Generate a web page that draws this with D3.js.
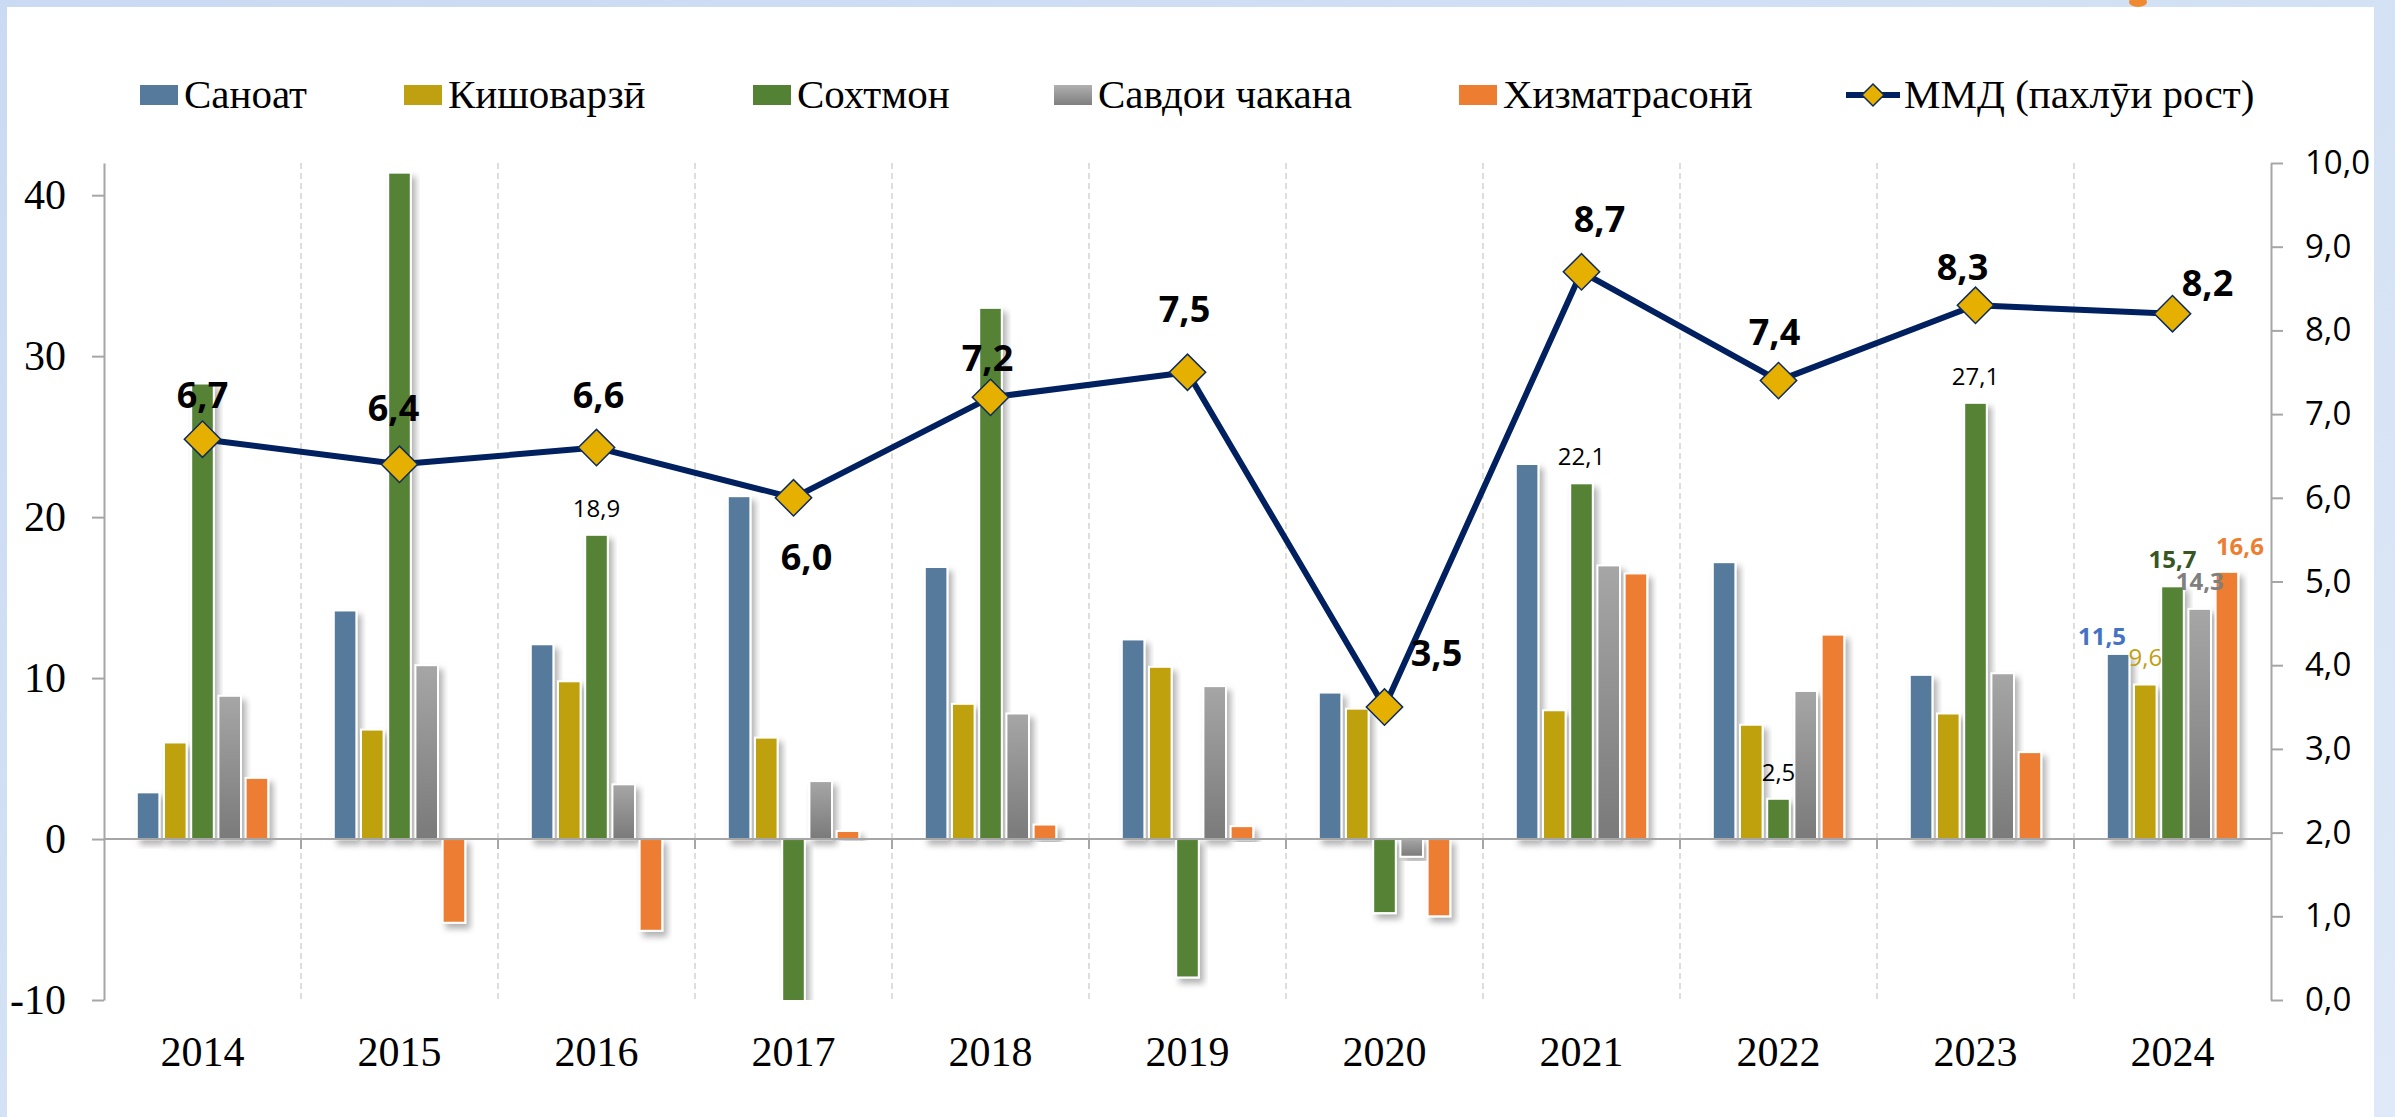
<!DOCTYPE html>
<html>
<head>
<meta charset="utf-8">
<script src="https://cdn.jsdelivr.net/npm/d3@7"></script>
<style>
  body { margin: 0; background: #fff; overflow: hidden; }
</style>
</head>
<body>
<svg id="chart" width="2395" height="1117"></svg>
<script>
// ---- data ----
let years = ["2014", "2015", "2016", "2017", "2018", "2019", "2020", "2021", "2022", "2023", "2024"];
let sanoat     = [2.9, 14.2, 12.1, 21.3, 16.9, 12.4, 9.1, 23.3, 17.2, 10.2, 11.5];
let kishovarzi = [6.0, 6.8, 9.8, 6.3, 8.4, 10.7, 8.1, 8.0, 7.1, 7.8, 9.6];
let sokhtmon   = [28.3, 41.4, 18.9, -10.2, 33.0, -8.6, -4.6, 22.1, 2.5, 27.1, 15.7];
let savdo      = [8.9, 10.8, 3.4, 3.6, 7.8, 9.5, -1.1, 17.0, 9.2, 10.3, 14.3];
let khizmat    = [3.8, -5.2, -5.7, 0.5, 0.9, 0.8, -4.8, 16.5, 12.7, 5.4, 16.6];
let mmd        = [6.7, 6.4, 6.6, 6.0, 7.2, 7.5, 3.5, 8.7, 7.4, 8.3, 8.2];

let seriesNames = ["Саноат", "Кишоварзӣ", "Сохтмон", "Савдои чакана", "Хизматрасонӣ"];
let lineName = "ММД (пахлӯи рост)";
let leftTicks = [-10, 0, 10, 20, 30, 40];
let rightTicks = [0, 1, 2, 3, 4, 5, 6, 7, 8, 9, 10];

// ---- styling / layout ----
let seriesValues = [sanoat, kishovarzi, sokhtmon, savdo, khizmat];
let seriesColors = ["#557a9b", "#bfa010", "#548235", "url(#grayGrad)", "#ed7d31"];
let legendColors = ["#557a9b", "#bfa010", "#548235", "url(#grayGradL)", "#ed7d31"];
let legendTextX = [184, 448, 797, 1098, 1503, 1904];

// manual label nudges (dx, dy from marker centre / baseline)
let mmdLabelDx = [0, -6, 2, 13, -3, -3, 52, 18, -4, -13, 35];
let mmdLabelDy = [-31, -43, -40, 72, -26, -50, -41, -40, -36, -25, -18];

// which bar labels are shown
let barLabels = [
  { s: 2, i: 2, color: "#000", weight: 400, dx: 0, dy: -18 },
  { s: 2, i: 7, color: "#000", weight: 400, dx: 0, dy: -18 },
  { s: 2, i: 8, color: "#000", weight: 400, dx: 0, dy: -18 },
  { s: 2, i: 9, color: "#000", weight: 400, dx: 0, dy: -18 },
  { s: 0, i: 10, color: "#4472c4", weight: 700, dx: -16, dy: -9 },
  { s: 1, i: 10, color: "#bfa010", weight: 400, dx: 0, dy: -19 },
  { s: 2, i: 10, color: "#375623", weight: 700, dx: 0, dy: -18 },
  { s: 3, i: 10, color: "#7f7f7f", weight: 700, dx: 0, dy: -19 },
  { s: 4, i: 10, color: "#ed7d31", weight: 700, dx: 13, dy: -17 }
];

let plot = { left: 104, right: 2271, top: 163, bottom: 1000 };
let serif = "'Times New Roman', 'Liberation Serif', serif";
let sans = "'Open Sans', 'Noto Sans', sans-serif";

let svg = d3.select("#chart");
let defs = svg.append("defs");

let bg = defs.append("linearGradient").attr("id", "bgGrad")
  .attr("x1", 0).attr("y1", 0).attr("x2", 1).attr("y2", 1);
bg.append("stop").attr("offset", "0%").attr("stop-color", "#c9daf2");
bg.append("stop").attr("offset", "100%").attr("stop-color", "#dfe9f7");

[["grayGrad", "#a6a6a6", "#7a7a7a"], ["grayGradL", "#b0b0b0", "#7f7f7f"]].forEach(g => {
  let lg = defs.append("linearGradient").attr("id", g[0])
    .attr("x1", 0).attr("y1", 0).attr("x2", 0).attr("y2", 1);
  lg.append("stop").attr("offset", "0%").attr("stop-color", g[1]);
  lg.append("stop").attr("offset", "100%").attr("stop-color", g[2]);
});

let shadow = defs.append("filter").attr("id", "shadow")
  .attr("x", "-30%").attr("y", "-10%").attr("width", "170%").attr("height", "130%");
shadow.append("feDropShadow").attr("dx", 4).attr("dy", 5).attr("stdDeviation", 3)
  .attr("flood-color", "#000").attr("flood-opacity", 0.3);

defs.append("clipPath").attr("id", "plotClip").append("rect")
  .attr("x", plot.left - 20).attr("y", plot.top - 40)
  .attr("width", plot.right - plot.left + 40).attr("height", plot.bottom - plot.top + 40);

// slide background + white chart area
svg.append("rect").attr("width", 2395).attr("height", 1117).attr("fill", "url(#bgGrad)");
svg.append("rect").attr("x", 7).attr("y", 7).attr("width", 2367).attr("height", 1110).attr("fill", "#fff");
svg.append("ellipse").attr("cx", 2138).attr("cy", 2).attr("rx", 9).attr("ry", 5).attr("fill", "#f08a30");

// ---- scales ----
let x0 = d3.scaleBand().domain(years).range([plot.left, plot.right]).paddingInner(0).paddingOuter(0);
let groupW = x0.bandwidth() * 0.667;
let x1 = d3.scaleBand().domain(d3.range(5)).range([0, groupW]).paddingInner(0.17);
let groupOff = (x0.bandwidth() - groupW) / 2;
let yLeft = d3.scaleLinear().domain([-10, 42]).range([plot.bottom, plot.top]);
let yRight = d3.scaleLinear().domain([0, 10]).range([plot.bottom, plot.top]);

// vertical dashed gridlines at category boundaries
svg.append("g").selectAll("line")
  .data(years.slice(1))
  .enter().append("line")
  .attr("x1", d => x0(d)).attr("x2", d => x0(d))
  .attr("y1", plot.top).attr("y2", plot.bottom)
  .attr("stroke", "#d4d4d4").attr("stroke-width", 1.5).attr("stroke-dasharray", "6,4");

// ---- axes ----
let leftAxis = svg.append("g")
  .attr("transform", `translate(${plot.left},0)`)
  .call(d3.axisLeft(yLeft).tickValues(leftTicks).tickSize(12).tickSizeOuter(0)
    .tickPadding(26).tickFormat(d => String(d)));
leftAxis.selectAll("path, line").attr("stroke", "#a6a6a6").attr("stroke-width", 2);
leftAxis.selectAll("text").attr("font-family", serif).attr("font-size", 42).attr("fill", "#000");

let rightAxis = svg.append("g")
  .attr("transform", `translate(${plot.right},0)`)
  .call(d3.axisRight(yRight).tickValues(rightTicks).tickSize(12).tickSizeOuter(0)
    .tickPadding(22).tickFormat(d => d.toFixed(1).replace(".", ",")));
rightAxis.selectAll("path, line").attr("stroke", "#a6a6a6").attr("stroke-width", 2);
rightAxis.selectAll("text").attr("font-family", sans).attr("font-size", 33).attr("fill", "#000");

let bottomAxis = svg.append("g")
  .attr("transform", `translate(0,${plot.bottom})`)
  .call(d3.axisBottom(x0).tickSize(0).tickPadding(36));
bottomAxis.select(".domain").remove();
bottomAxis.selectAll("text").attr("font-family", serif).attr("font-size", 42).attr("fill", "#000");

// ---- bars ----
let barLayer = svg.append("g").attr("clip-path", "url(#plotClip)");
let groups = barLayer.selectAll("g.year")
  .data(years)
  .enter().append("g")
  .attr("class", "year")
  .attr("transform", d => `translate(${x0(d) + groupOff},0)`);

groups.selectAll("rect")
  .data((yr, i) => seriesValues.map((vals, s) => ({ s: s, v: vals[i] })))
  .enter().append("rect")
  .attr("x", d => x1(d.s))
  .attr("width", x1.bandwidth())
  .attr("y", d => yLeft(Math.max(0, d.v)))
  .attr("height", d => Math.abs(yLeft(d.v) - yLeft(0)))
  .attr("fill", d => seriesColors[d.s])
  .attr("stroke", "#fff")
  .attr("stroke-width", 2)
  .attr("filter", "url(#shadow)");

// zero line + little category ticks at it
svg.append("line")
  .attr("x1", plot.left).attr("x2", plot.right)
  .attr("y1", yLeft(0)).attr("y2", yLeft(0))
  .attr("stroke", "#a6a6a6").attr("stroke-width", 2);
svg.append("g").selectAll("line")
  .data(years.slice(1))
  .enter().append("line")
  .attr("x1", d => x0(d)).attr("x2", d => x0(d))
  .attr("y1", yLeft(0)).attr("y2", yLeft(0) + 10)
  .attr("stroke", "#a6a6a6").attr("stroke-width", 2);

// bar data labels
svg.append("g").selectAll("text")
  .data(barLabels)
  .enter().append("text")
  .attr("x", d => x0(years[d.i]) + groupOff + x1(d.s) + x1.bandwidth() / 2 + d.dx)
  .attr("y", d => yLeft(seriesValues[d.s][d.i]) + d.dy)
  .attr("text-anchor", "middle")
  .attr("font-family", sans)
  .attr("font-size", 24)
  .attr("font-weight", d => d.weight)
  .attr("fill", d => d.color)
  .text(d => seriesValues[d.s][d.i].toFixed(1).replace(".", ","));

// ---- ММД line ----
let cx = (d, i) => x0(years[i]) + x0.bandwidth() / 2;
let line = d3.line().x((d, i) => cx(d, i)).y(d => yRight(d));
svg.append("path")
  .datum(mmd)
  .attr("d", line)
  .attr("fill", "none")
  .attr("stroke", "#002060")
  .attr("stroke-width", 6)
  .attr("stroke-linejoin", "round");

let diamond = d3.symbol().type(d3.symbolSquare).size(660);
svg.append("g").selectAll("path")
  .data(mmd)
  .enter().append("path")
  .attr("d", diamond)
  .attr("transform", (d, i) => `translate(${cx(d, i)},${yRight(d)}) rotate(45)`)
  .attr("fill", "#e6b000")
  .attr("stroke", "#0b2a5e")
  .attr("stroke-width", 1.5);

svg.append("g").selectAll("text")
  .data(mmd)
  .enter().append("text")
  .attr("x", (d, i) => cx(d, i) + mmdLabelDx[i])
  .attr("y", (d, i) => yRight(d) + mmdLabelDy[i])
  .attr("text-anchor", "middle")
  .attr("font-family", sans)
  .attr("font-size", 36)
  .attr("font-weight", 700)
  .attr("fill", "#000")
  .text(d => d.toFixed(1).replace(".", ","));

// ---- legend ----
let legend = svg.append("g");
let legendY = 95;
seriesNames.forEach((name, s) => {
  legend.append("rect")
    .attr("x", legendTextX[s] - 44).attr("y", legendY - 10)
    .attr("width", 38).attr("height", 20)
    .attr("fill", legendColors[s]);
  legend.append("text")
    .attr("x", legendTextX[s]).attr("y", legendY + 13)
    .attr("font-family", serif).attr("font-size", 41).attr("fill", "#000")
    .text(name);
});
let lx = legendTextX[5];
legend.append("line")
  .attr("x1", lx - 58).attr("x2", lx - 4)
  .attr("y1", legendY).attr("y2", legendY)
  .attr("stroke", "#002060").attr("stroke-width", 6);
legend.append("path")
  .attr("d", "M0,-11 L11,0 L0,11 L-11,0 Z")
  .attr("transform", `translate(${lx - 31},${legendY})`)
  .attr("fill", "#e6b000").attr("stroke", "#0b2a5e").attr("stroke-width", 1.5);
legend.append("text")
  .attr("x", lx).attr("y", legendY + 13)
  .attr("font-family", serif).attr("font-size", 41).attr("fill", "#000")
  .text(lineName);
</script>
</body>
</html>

--

Transcribe exactly, with no pictures, the lines running from the first line of the material through the line holding "let legendTextX = [184, 448, 797, 1098, 1503, 1904];".

Generate a web page that draws this with D3.js.
<!DOCTYPE html>
<html>
<head>
<meta charset="utf-8">
<script src="https://cdn.jsdelivr.net/npm/d3@7"></script>
<style>
  body { margin: 0; background: #fff; overflow: hidden; }
</style>
</head>
<body>
<svg id="chart" width="2395" height="1117"></svg>
<script>
// ---- data ----
let years = ["2014", "2015", "2016", "2017", "2018", "2019", "2020", "2021", "2022", "2023", "2024"];
let sanoat     = [2.9, 14.2, 12.1, 21.3, 16.9, 12.4, 9.1, 23.3, 17.2, 10.2, 11.5];
let kishovarzi = [6.0, 6.8, 9.8, 6.3, 8.4, 10.7, 8.1, 8.0, 7.1, 7.8, 9.6];
let sokhtmon   = [28.3, 41.4, 18.9, -10.2, 33.0, -8.6, -4.6, 22.1, 2.5, 27.1, 15.7];
let savdo      = [8.9, 10.8, 3.4, 3.6, 7.8, 9.5, -1.1, 17.0, 9.2, 10.3, 14.3];
let khizmat    = [3.8, -5.2, -5.7, 0.5, 0.9, 0.8, -4.8, 16.5, 12.7, 5.4, 16.6];
let mmd        = [6.7, 6.4, 6.6, 6.0, 7.2, 7.5, 3.5, 8.7, 7.4, 8.3, 8.2];

let seriesNames = ["Саноат", "Кишоварзӣ", "Сохтмон", "Савдои чакана", "Хизматрасонӣ"];
let lineName = "ММД (пахлӯи рост)";
let leftTicks = [-10, 0, 10, 20, 30, 40];
let rightTicks = [0, 1, 2, 3, 4, 5, 6, 7, 8, 9, 10];

// ---- styling / layout ----
let seriesValues = [sanoat, kishovarzi, sokhtmon, savdo, khizmat];
let seriesColors = ["#557a9b", "#bfa010", "#548235", "url(#grayGrad)", "#ed7d31"];
let legendColors = ["#557a9b", "#bfa010", "#548235", "url(#grayGradL)", "#ed7d31"];
let legendTextX = [184, 448, 797, 1098, 1503, 1904];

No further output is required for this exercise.